Les fréquences des VCO2 sont modulables par 4 sources prédéfinies (suivi de clavier, S&H, ADSR, impulsion du VCO1) et celles du VCO3 par 4 autres sources prédéfinies (suivi de clavier, bruit, ADSR, sinus du VCO2). Les largeurs d’impulsion des VCO 2 et 3 sont cette fois modulables par une source prédéfinie (bruit pour le VCO2 et ADSR pour le VCO3), que l’on peut évidemment remplacer par ce qu’on veut avec un cordon. Tous les oscillateurs peuvent être accordés entre 10 Hz et 10 kHz en continu (réglages grossier et fin). Pour chacun, on peut déconnecter le suivi de clavier, ce qui les change en LFO (0,03 à 30 Hz). Le générateur de bruit possède un niveau ajustable et une couleur variable en continu (rouge à blanc).
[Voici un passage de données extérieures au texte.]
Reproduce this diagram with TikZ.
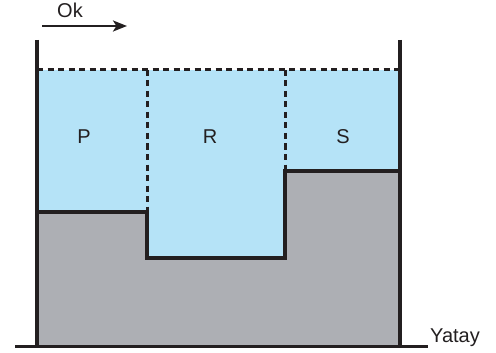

Amélioration remarquable par rapport à l’ARP 2600, il est maintenant possible de synchroniser les VCO 2 et 3 au VCO1. Cela donne accès des territoires sonores étendus, merci.
Filtre au choix
Le filtre dispose aussi de 3 entrées de modulation de fréquence. Elles sont précablées sur le suivi de clavier, l’ADSR et l’onde sinus du VCO2 (FM audio). Même principe que pour les modulations des VCO, on peut les substituer avec ce qu’on veut, en basse fréquence ou en audio ; il ne faut d’ailleurs surtout pas se priver de moduler le filtre par des sources audio discontinues, c’est comme ça qu’on fabrique la voix de R2D2 avec une résonance en auto-oscillation.
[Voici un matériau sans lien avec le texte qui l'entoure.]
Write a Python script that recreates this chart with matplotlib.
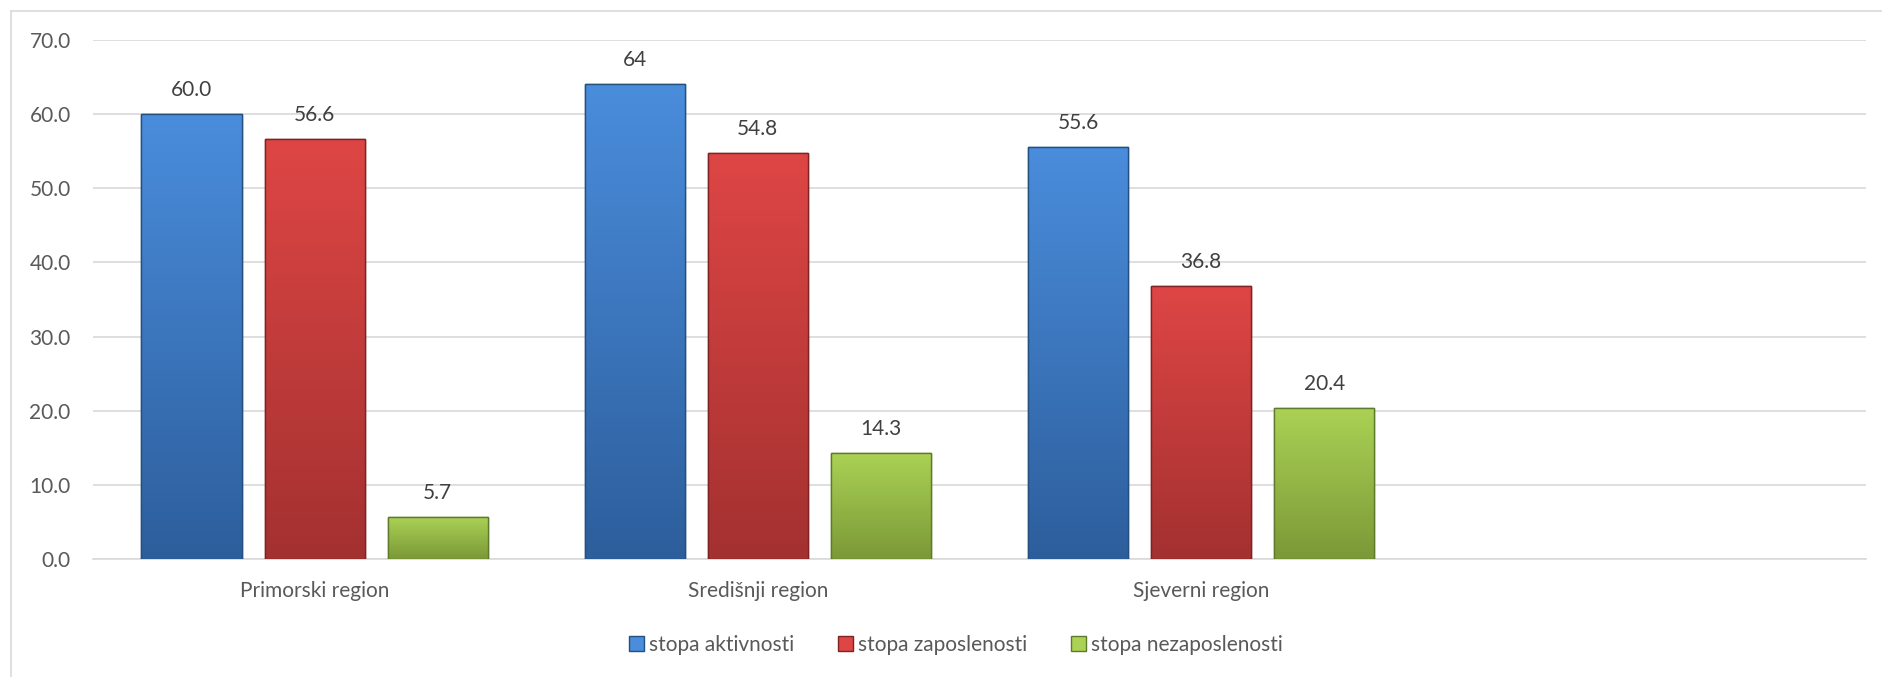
import matplotlib.pyplot as plt
import matplotlib.patches as mpatches
import matplotlib.lines as mlines
import numpy as np

regions = ["Primorski region", "Središnji region", "Sjeverni region"]
series = ["stopa aktivnosti", "stopa zaposlenosti", "stopa nezaposlenosti"]
aktivnost = [60.0, 64, 55.6]
zaposlenost = [56.6, 54.8, 36.8]
nezaposlenost = [5.7, 14.3, 20.4]
labels_akt = ["60.0", "64", "55.6"]
labels_zap = ["56.6", "54.8", "36.8"]
labels_nez = ["5.7", "14.3", "20.4"]
yticks = [0, 10, 20, 30, 40, 50, 60, 70]

plt.rcParams['font.family'] = ['Lato', 'DejaVu Sans']
GREY = '#595959'
FS = 15

# top / bottom shades of each bar gradient
shades = [('#4a8ddc', '#2d5e9c'), ('#de4645', '#a33130'), ('#abd255', '#7b9937')]
edges = ['#24507f', '#7d2323', '#5f7a2a']

fig = plt.figure(figsize=(18.82, 6.77), dpi=100)
ax = fig.add_axes([0.0494, 0.1743, 0.9421, 0.7666])

x = np.arange(len(regions))
w = 0.2257
step = 0.2777
data = [aktivnost, zaposlenost, nezaposlenost]
lbls = [labels_akt, labels_zap, labels_nez]

grad = np.linspace(0, 1, 256).reshape(-1, 1)
for i, vals in enumerate(data):
    bars = ax.bar(x + (i - 1) * step, vals, w, color=shades[i][1],
                  edgecolor=edges[i], linewidth=1.0, zorder=3, label=series[i])
    top, bot = shades[i]
    cmap = plt.matplotlib.colors.LinearSegmentedColormap.from_list('g%d' % i, [bot, top])
    for b, lab in zip(bars, lbls[i]):
        x0, y0 = b.get_x(), b.get_y()
        im = ax.imshow(grad, cmap=cmap, aspect='auto', origin='lower',
                       extent=[x0, x0 + b.get_width(), y0, y0 + b.get_height()],
                       zorder=3.5)
        im.set_clip_path(b)
        ax.add_patch(mpatches.Rectangle((x0, y0), b.get_width(), b.get_height(),
                                        fill=False, edgecolor=edges[i], linewidth=1.0, zorder=4))
        ax.annotate(lab, (x0 + b.get_width() / 2, b.get_height()), xytext=(0, 13),
                    textcoords='offset points', ha='center', va='baseline',
                    fontsize=FS, color='#404040')

ax.set_xlim(-0.5, 3.5)
ax.set_ylim(0, 70)
ax.set_yticks(yticks)
ax.set_yticklabels(['%.1f' % v for v in yticks])
ax.set_xticks(x)
ax.set_xticklabels(regions)
ax.tick_params(axis='y', length=0, pad=16, labelsize=FS, labelcolor=GREY)
ax.tick_params(axis='x', length=0, pad=16, labelsize=FS, labelcolor=GREY)
ax.grid(axis='y', color='#d9d9d9', linewidth=1.2, zorder=0)
ax.set_axisbelow(True)
for s in ['top', 'right', 'left']:
    ax.spines[s].set_visible(False)
ax.spines['bottom'].set_color('#d9d9d9')
ax.spines['bottom'].set_linewidth(1.2)

handles = [mpatches.Patch(facecolor=shades[i][0], edgecolor=edges[i]) for i in range(3)]
fig.legend(handles, series, loc='center', bbox_to_anchor=(0.508, 0.047), ncol=3,
           frameon=False, fontsize=FS, labelcolor=GREY, handlelength=0.72,
           handleheight=0.72, handletextpad=0.25, columnspacing=2.1)

# chart frame: only the top and left edges show in the reference
fig.add_artist(mlines.Line2D([11 / 1882, 11 / 1882], [0, 1 - 11 / 677],
                             transform=fig.transFigure, color='#d9d9d9', linewidth=1.2))
fig.add_artist(mlines.Line2D([11 / 1882, 1], [1 - 11 / 677, 1 - 11 / 677],
                             transform=fig.transFigure, color='#d9d9d9', linewidth=1.2))

plt.savefig('out.png', dpi=100)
Elle est également routée par défaut au VCA, qui possède un réglage de gain initial, 2 entrées audio précablées (VCF donc, ainsi que la sortie du modulateur en anneau) et 2 entrées de modulation précablées (AR linéaire et ADSR exponentielle), là encore toutes substituables. En sortie, un mixeur final permet de doser deux sources (VCF et VCA par défaut) ; il débouche sur 2 entrées post-fader et une sortie mélangée. On arrive ensuite au réglage de panoramique et au bus stéréo vers la réverbe (simulée ou authentique suivant modèle, rappelons-le). Elle possède une entrée substituable (mixeur final par défaut), deux curseurs de niveau (canaux gauche et droit), deux entrées gauche/droite pour mélange d’un signal stéréo externe sur le circuit de retour et une sortie mono directe.
Modulations totales
Allez, on passe aux processeurs de tension. Le premier crée un ou plusieurs signaux complexes en multipliant plusieurs sources vers plusieurs destinations, avec quatre points d’entrée/sorties combinables au choix. Juste en-dessous, il y a trois autres processeurs : l’un mélange deux signaux entrants, les atténue de 10 V, les module par un signal asservi au suivi de clavier et inverse le tout (cf. photo, ce sera plus simple !). Le suivant ajoute 10V au signal entrant et inverse le tout en sortie. Le dernier lisse le signal entrant suivant un temps ajustable ; il est optimisé pour le suiveur d’enveloppe. Il nous reste à parler du S&H, assez élaboré. Il est produit par le bruit interne (substituable) et une horloge. Il dispose d’un niveau ajustable, d’une vitesse ajustable, d’une entrée horloge, d’une sortie horloge et d’une sortie de modulation. Sa vitesse contrôle aussi l’interrupteur voisin, capable d’alterner soit un signal entrant vers deux sorties, soit deux signaux entrants vers une sortie. Pour utilisateur averti !
Conclusion
Tout comme l’ARP 2600, le 2600 Behringer est un pursang qui nécessite pas mal de patience et de finesse pour être dressé. Ce clone est bluffant, tant sur le plan sonore que comportemental. Les modèles « Blue Marvin » et « Gray Meanie » en série limitée sont évidemment plus tentants, avec leurs AO de qualité premium, la véritable réverbe à ressort et le look imparable. L’interface utilisateur est très agréable, même si elle diffère de l’originelle, par sa compacité et sa disposition. Si on perd la réverbe à ressort sur le modèle de base, les HP et l’alimentation interne, on gagne en revanche un certain nombre d’améliorations bienvenues dans les sections VCO et VCF. Le 2600 n’est pas adapté à celui qui a l’habitude de travailler avec des mémoires ou des automations, tout se fait à la main et en fonction de l’inspiration du moment. D’autant que la parfaite continuité des commandes rend difficile la reproduction à l’identique d’un son donné à plusieurs reprises. Mais c’est le propre du 2600, comme tout modulaire, avec cette fois un prix défiant toute concurrence et une disponibilité garantie. Une nouvelle référence à suivre dans le milieu semi-modulaire et un nouveau standard qualité/prix, qui mérite largement l’Award Audiofanzine éponyme.